--- START INFORMATION PROVIDED ---

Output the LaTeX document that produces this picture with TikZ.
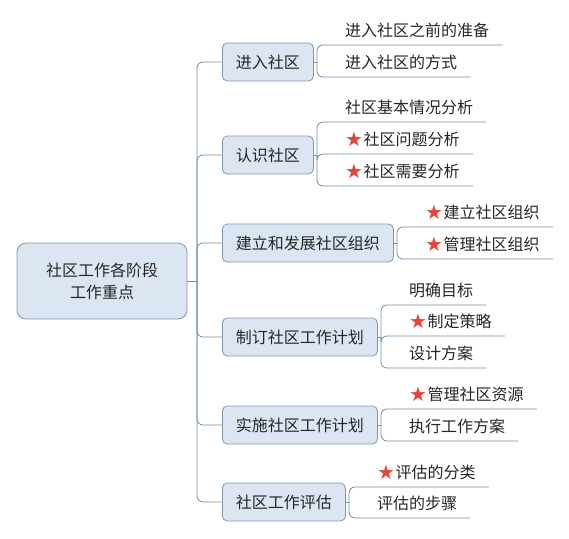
\documentclass[tikz,border=0pt]{standalone}
\usepackage{fontspec}
\setmainfont{Noto Sans CJK SC}
\newfontfamily\dejavu{DejaVu Sans}
\definecolor{boxfill}{HTML}{DCE6F2}
\definecolor{boxline}{HTML}{7F97B2}
\definecolor{conncol}{HTML}{6F8DAD}
\definecolor{txt}{HTML}{262626}
\definecolor{starred}{HTML}{E5453F}
\newcommand\stR{\raisebox{-1pt}{\textcolor{starred}{\dejavu\fontsize{20}{20}\selectfont ★}}\hspace{0.5pt}}
\newcommand\lf[1]{\hspace*{28pt}#1\hspace*{13pt}}
\tikzset{
  x=1pt,y=-1pt,
  every node/.style={font=\fontsize{16}{22}\selectfont, text=txt},
  branch/.style={draw=boxline, fill=boxfill, rounded corners=5pt, line width=0.8pt,
    minimum height=38pt, inner xsep=13.5pt, anchor=west},
  rootbox/.style={draw=boxline, fill=boxfill, rounded corners=9pt, line width=0.8pt,
    minimum width=170pt, minimum height=76pt, align=center},
  leaf/.style={inner xsep=0pt, inner ysep=8pt, text depth=0pt, anchor=south west},
  conn/.style={draw=conncol, line width=0.8pt, rounded corners=6pt},
}
\begin{document}
\begin{tikzpicture}
\useasboundingbox (0,0) rectangle (569,538);
% root
\node[rootbox] (root) at (102,281) {社区工作各阶段\\工作重点};
\coordinate (trunk) at (197,281);
% branches
\node[branch] (b1) at (222,62) {进入社区};
\node[branch] (b2) at (222,155) {认识社区};
\node[branch] (b3) at (222,243) {建立和发展社区组织};
\node[branch] (b4) at (222,337) {制订社区工作计划};
\node[branch] (b5) at (222,425) {实施社区工作计划};
\node[branch] (b6) at (222,502) {社区工作评估};
% leaves
\node[leaf] (l11) at (317,45) {\lf{进入社区之前的准备}};
\node[leaf] (l12) at (317,77) {\lf{进入社区的方式}};
\node[leaf] (l21) at (317,122) {\lf{社区基本情况分析}};
\node[leaf] (l22) at (317,154) {\lf{\stR 社区问题分析}};
\node[leaf] (l23) at (317,186) {\lf{\stR 社区需要分析}};
\node[leaf] (l31) at (397,227) {\lf{\stR 建立社区组织}};
\node[leaf] (l32) at (397,259) {\lf{\stR 管理社区组织}};
\node[leaf] (l41) at (381,305) {\lf{明确目标}};
\node[leaf] (l42) at (381,336) {\lf{\stR 制定策略}};
\node[leaf] (l43) at (381,368) {\lf{设计方案}};
\node[leaf] (l51) at (381,409) {\lf{\stR 管理社区资源}};
\node[leaf] (l52) at (381,441) {\lf{执行工作方案}};
\node[leaf] (l61) at (349,487) {\lf{\stR 评估的分类}};
\node[leaf] (l62) at (349,518) {\lf{评估的步骤}};
% trunk connectors
\draw[conn] (root.east) -- (trunk);
\foreach \b in {b1,b2,b3,b4,b5,b6}
  \draw[conn] (trunk) |- (\b.west);
% leaf connectors
\foreach \b/\ls in {b1/{l11,l12}, b2/{l21,l22,l23}, b3/{l31,l32}, b4/{l41,l42,l43}, b5/{l51,l52}, b6/{l61,l62}}{
  \foreach \l in \ls {
    \draw[conn, rounded corners=0pt] (\b.east) -- (\b.east -| \l.south west);
    \draw[conn] (\b.east -| \l.south west) |- (\l.south east);
  }
}
\end{tikzpicture}
\end{document}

--- END INFORMATION PROVIDED ---

TASK DIRECTIONS — Reproduce every line of the material precisely, omitting its pictures.

FINAL RESULT —
Output the LaTeX document that produces this picture with TikZ.
\documentclass[tikz,border=0pt]{standalone}
\usepackage{fontspec}
\setmainfont{Noto Sans CJK SC}
\newfontfamily\dejavu{DejaVu Sans}
\definecolor{boxfill}{HTML}{DCE6F2}
\definecolor{boxline}{HTML}{7F97B2}
\definecolor{conncol}{HTML}{6F8DAD}
\definecolor{txt}{HTML}{262626}
\definecolor{starred}{HTML}{E5453F}
\newcommand\stR{\raisebox{-1pt}{\textcolor{starred}{\dejavu\fontsize{20}{20}\selectfont ★}}\hspace{0.5pt}}
\newcommand\lf[1]{\hspace*{28pt}#1\hspace*{13pt}}
\tikzset{
  x=1pt,y=-1pt,
  every node/.style={font=\fontsize{16}{22}\selectfont, text=txt},
  branch/.style={draw=boxline, fill=boxfill, rounded corners=5pt, line width=0.8pt,
    minimum height=38pt, inner xsep=13.5pt, anchor=west},
  rootbox/.style={draw=boxline, fill=boxfill, rounded corners=9pt, line width=0.8pt,
    minimum width=170pt, minimum height=76pt, align=center},
  leaf/.style={inner xsep=0pt, inner ysep=8pt, text depth=0pt, anchor=south west},
  conn/.style={draw=conncol, line width=0.8pt, rounded corners=6pt},
}
\begin{document}
\begin{tikzpicture}
\useasboundingbox (0,0) rectangle (569,538);
% root
\node[rootbox] (root) at (102,281) {社区工作各阶段\\工作重点};
\coordinate (trunk) at (197,281);
% branches
\node[branch] (b1) at (222,62) {进入社区};
\node[branch] (b2) at (222,155) {认识社区};
\node[branch] (b3) at (222,243) {建立和发展社区组织};
\node[branch] (b4) at (222,337) {制订社区工作计划};
\node[branch] (b5) at (222,425) {实施社区工作计划};
\node[branch] (b6) at (222,502) {社区工作评估};
% leaves
\node[leaf] (l11) at (317,45) {\lf{进入社区之前的准备}};
\node[leaf] (l12) at (317,77) {\lf{进入社区的方式}};
\node[leaf] (l21) at (317,122) {\lf{社区基本情况分析}};
\node[leaf] (l22) at (317,154) {\lf{\stR 社区问题分析}};
\node[leaf] (l23) at (317,186) {\lf{\stR 社区需要分析}};
\node[leaf] (l31) at (397,227) {\lf{\stR 建立社区组织}};
\node[leaf] (l32) at (397,259) {\lf{\stR 管理社区组织}};
\node[leaf] (l41) at (381,305) {\lf{明确目标}};
\node[leaf] (l42) at (381,336) {\lf{\stR 制定策略}};
\node[leaf] (l43) at (381,368) {\lf{设计方案}};
\node[leaf] (l51) at (381,409) {\lf{\stR 管理社区资源}};
\node[leaf] (l52) at (381,441) {\lf{执行工作方案}};
\node[leaf] (l61) at (349,487) {\lf{\stR 评估的分类}};
\node[leaf] (l62) at (349,518) {\lf{评估的步骤}};
% trunk connectors
\draw[conn] (root.east) -- (trunk);
\foreach \b in {b1,b2,b3,b4,b5,b6}
  \draw[conn] (trunk) |- (\b.west);
% leaf connectors
\foreach \b/\ls in {b1/{l11,l12}, b2/{l21,l22,l23}, b3/{l31,l32}, b4/{l41,l42,l43}, b5/{l51,l52}, b6/{l61,l62}}{
  \foreach \l in \ls {
    \draw[conn, rounded corners=0pt] (\b.east) -- (\b.east -| \l.south west);
    \draw[conn] (\b.east -| \l.south west) |- (\l.south east);
  }
}
\end{tikzpicture}
\end{document}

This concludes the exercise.